Derive an expression for mean free path from survival eqn exp(-x/λ)

[P4Penguin]

Homework Statement

The probability of gas molecules surviving a distance x without collision is given by exp(-x/λ), use this expression to prove λ = 1/nπσ² where σ = mean diameter and n = number density.

Relevant Equations

f(x) = exp(-x/λ)

If the distance between the centres of two molecules is σ, then imagining a a cylinder with radius σ the number of molecules can be given by πσ²cn where c = average velocity.
So mean free path can be given by λ = c/πσ²cn = 1/nπσ². But do I derive it from exp(-x/λ)?

 

[Charles Link]

I'll give you a hint to get started: The probability of no collision in distance $\Delta x$ is $1-n (\pi \sigma^2) \Delta x$. What is the probability it survives a finite distance $x$ with no collision? The rest is just a little calculus with the exponential $e$.

Edit: Note: $n (\pi \sigma^2) \Delta x$ is the probability of a collision in a very small distance $\Delta x$. Observe that $(\pi \sigma^2) \Delta x$ is the volume $\Delta V$ that gets spanned in a distance $\Delta x$, and for small volumes, the probability of another particle in that volume will be $n \Delta V$.

 

[Charles Link]

and a follow-on: Once you show that $P(X>x)=e^{-x/\lambda}$, then (what is called a probability distribution function) $F(x)=P(X \leq x) =1-e^{-x/\lambda}$. You then take a derivative to get the probability density function $f(x) =F'(x)$, and it is routine from there to calculate the mean free path.

Note: It is a little unclear from the statement of the problem exactly what they are looking for, but with what I gave you, you should be able to tie it all together. The problem is somewhat incomplete if all they are wanting is what I gave you here in post 3...

I suggest working it starting with post 2 above=that seems to be the more logical way of proceeding, rather than beginning with $P(X>x)=e^{-x/\lambda}$. With the hint of post 2, you can show that $P(X>x)=e^{-x/\lambda}$, etc. (Note: $X$ is the random variable for where the first collision occurs).

 

[Charles Link]

We=the Homework Helpers aren't supposed to furnish answers, but we could use some feedback from the OP @P4Penguin here: Were you able to show from post 2 that $P(X>x)=e^{-x/\lambda}$?

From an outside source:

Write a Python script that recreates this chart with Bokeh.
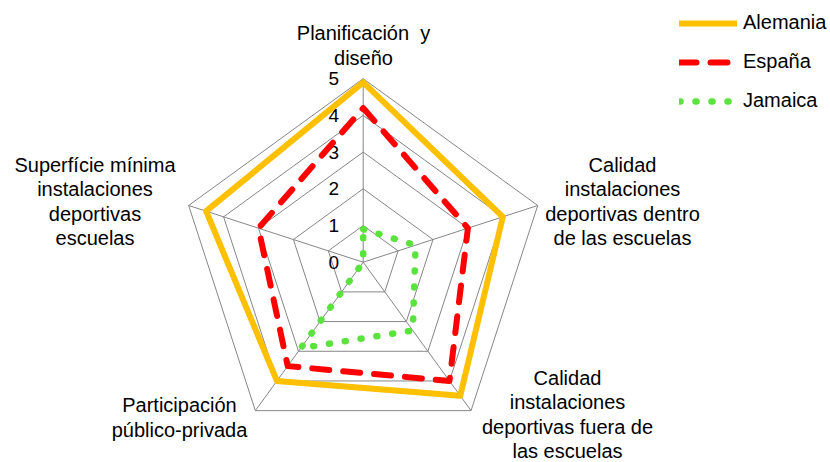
import numpy as np
from bokeh.plotting import figure
from bokeh.models import Range1d, Legend, LegendItem
from bokeh.core.properties import value
from bokeh.embed import file_html
from bokeh.resources import INLINE

# ---- data ----
categories = [
    "Planificación\u00a0 y\ndiseño",
    "Calidad\ninstalaciones\ndeportivas dentro\nde las escuelas",
    "Calidad\ninstalaciones\ndeportivas fuera de\nlas escuelas",
    "Participación\npúblico-privada",
    "Superfície mínima\ninstalaciones\ndeportivas\nescuelas",
]
alemania = [4.9, 4.0, 4.5, 4.0, 4.5]
espana = [4.2, 3.0, 4.0, 3.5, 3.0]
jamaica = [0.9, 1.5, 2.3, 2.9, 0.0]
levels = [0, 1, 2, 3, 4, 5]
series_names = ["Alemania", "España", "Jamaica"]

# ---- geometry (1 data unit = S pixels) ----
W, H = 830, 462
S = 36.7
CX, CY = 362.7, 261.7   # centre inside plot frame (px)
x0 = -CX / S
x1 = (W - CX) / S
y1 = CY / S
y0 = -(H - CY) / S

n = len(categories)
angles = np.deg2rad(90 - 72 * np.arange(n))
ux, uy = np.cos(angles), np.sin(angles)

p = figure(width=W, height=H, x_range=Range1d(x0, x1), y_range=Range1d(y0, y1),
           output_backend="svg", toolbar_location=None, min_border=0,
           x_axis_location=None, y_axis_location=None)
p.grid.visible = False
p.outline_line_color = None

GRID = "#868686"
for lv in levels[1:]:
    xs = list(ux * lv) + [ux[0] * lv]
    ys = list(uy * lv) + [uy[0] * lv]
    p.line(xs, ys, line_color=GRID, line_width=1)
top = levels[-1]
p.segment(x0=[0] * n, y0=[0] * n, x1=list(ux * top), y1=list(uy * top),
          line_color=GRID, line_width=1)

# level labels
p.text(x=[-(CX - 338.5) / S] * len(levels), y=levels, text=[str(v) for v in levels],
       text_align="right", text_baseline="middle",
       text_font=value("Liberation Sans"), text_font_size="19px", text_color="#000000")

def closed(vals):
    v = np.array(vals, dtype=float)
    xs = list(ux * v) + [ux[0] * v[0]]
    ys = list(uy * v) + [uy[0] * v[0]]
    return xs, ys

xa, ya = closed(alemania)
r_a = p.line(xa, ya, line_color="#FFC000", line_width=6, line_join="round", line_cap="round")
xe, ye = closed(espana)
r_e = p.line(xe, ye, line_color="#FF0000", line_width=6, line_dash="17 14",
             line_join="round", line_cap="round")
xj, yj = closed(jamaica)
r_j = p.line(xj, yj, line_color="#5BE33D", line_width=6.5, line_dash="1 15",
             line_join="round", line_cap="round")

# category labels (block centres in page px)
label_px = [(363, 45), (622, 201), (567, 414), (179, 417), (94.5, 201)]
lx = [(px - CX) / S for px, py in label_px]
ly = [(CY - py) / S for px, py in label_px]
p.text(x=lx, y=ly, text=categories, text_align="center", text_baseline="middle",
       text_font=value("Liberation Sans"), text_font_size="20px",
       text_line_height=1.1, text_color="#000000")

legend = Legend(items=[LegendItem(label=series_names[0], renderers=[r_a]),
                       LegendItem(label=series_names[1], renderers=[r_e]),
                       LegendItem(label=series_names[2], renderers=[r_j])],
                location=(679, 350), orientation="vertical",
                glyph_width=58, glyph_height=20, label_height=20, spacing=16,
                label_standoff=6, padding=0, margin=0,
                border_line_color=None, background_fill_alpha=0,
                label_text_font="Liberation Sans", label_text_font_size="20px",
                label_text_color="#000000")
p.add_layout(legend)

open("out.html", "w").write(file_html(p, INLINE))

If you followed the hint, you then needed to use a little mathematics of the exponential function $e^x=\lim_{N \, \rightarrow \, \infty} (1+\frac{x}{N})^N$. This problem is a good mathematical exercise, but it might be somewhat advanced for a Biology or Chemistry student.

 

[P4Penguin]

I was able to get the expression of probability P = $e^{-x/\lambda}$. I followed the approach that the probability of no collision over $f(x+dx) = f(x)(1-\frac{dx}{\lambda})$ then expanded LHS using Taylor series. Then by taking the first two terms and neglecting the higher order terms, I get a differential equation, upon solving which $e^{-x/\lambda}$ is obtained. But I didn't understand this part: "You then take a derivative to get the probability density function f(x)=F′(x), and it is routine from there to calculate the mean free path."

 

[Charles Link]

"You then take a derivative to get the probability density function f(x)=F′(x), and it is routine from there to calculate the mean free path."

That is something they teach in a first year class in probability theory: $F(x)= P(X \leq x)=1-e^{-x/\lambda}$. Then $F(x+dx)=P(X \leq x+dx)$, so that $P(x<X \leq x+dx)=F(x+dx)-F(x)=F'(x) \, dx =f(x) \, dx$.
Then the mean free path $\bar{X}=\int x \, f(x) \, dx$.
The probability density function $f(x)$ and the mean free path $\bar{X}$ are readily computed.

also, from post 2 (the hint), the probability $P(X>x)=(1-n (\pi \sigma^2) \Delta x)^{x/\Delta x}$.
Here you could use the mathematics of $e^x$ from the second paragraph of post 4 to get
$P(X>x)=e^{-x/\lambda }$, with $\lambda=\frac{1}{n (\pi \sigma^2)}$.

Your way of solving it was rather clever, but you might find it good reading to see how the problem is more often approached, as I have done above. They normally don't give you $P(X>x)=e^{-x/\lambda}$ as the starting point=that is something that we are able to derive.